When Paul arrives in Jerusalem later on in Acts, the leaders there acknowledge that Paul himself was an observant Jew—“and all may know that those things, whereof they were informed concerning thee, are nothing; but that thou thyself also walkest orderly, and keepest the law” (Acts 21:24). We can see that here. He concluded a Nazarite vow that had been ongoing in Corinth (Acts 18:18; Num. 6:13). This included a sin offering, a burnt offering, and a peace offering (Num. 6:16-17). The hair that was cut off was part of the peace offering (Num. 6:18). Perhaps the hair was brought to Jerusalem because that was where the sacrifices would be made. And he apparently had taken another Nazarite vow later on because he purified himself with four men who had also done so, and he paid their expenses (Acts 21: 20-24). The most interesting thing about this would be the fact of the blood sacrifices—but the period between the Lord’s resurrection and 70 A.D. was a transitional time. “In that He says, “A new covenant,” He has made the first obsolete. Now what is becoming obsolete and growing old is ready to vanish away” (Hebrews 8:13, NKJV).
We can also see in this passage that Priscilla was a true co-laborer in the gospel. Apollos showed up with a good message to preach, but he was only part way there. Priscilla and Aquila heard him speak in the synagogue, and his message was really good, but he needed further information. The text says that they took Apollos aside, and they explained things to him more fully (ektithemi, to expound). This verb expound is in the third person plural. This means that Priscilla was talking also.
We know from Scripture that women are not to teach or have authority in the church (1 Tim. 2:12). The reason our formal leadership is all male is because the Word requires this of us. But the Scriptures clearly do not prohibit what Priscilla and Aquila do here. The Bible says nothing about women keeping silence in the parking lot, or over lunch if they hosted Apollos that afternoon.
Many people make the mistake of thinking that a public debate is useless if the person being debated is not persuaded.

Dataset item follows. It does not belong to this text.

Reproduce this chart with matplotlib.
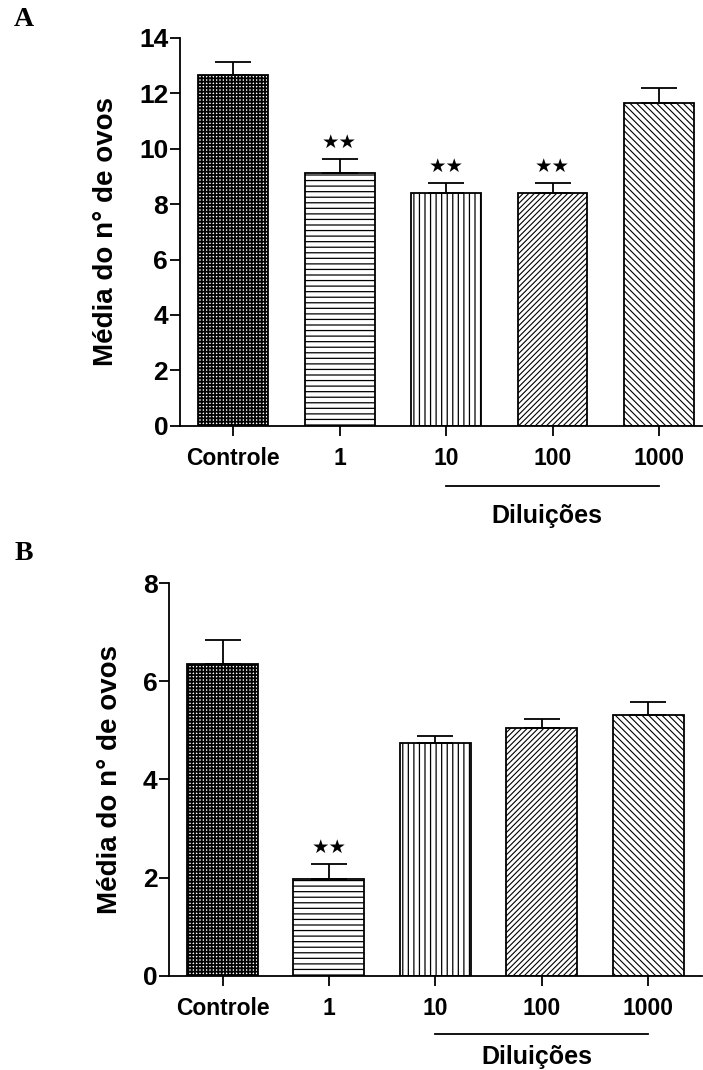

But this is a very great mistake. Notice what it says here. Apollos vigorously refuted the Jews in public debate, and this was not an encouragement to them. But rather it was an encouragement to the believers there, who were able to see the position they held ably articulated and defended.
If an apologist has a debate with an atheist on a college campus, the atheist will likely remain unpersuaded. But there are any number of believing college students who are greatly edified as they see the false doctrines that come at them in the classroom being so clearly taken down.
All of this is the grace of God. And notice that it does not say here that the believers had believed in grace. It says rather that through grace they had believed. Our faith is the gift of God, lest any man should boast (Eph. 2:8-10). God gives repentance to Israel (Acts 5:31). The Jews in Jerusalem rejoiced that God had given the Gentiles repentance to life (Acts 11:18). In Pisidian Antioch, who believed? The Gentiles who were appointed to eternal life did so (Acts 13:48). Why did Lydia believe? Because the Lord opened her heart (Acts 16:14).
There is true glory here, and all of it goes to God our Savior. He is the one who gives us everything. Go back to the beginning, and He was there first. We love Him because He first loved us (1 John 4:19). At the beginning when you offered up that first faltering prayer—”God, be merciful to me, a sinner”—even that prayer was placed in your mouth as a gift from the Holy Spirit of God. All grace, all the time.
The next city that Paul came to was Corinth, which came to be the home of one of the more important churches in the New Testament. Corinth is about 48 miles southwest of Athens, and is situated on the Isthmus of Corinth, a narrow strip of land that connected Attica (northern Achaia) from the Peloponnese (southern Achaia). Corinth was an important trading center, with access to the sea in both eastern and western directions.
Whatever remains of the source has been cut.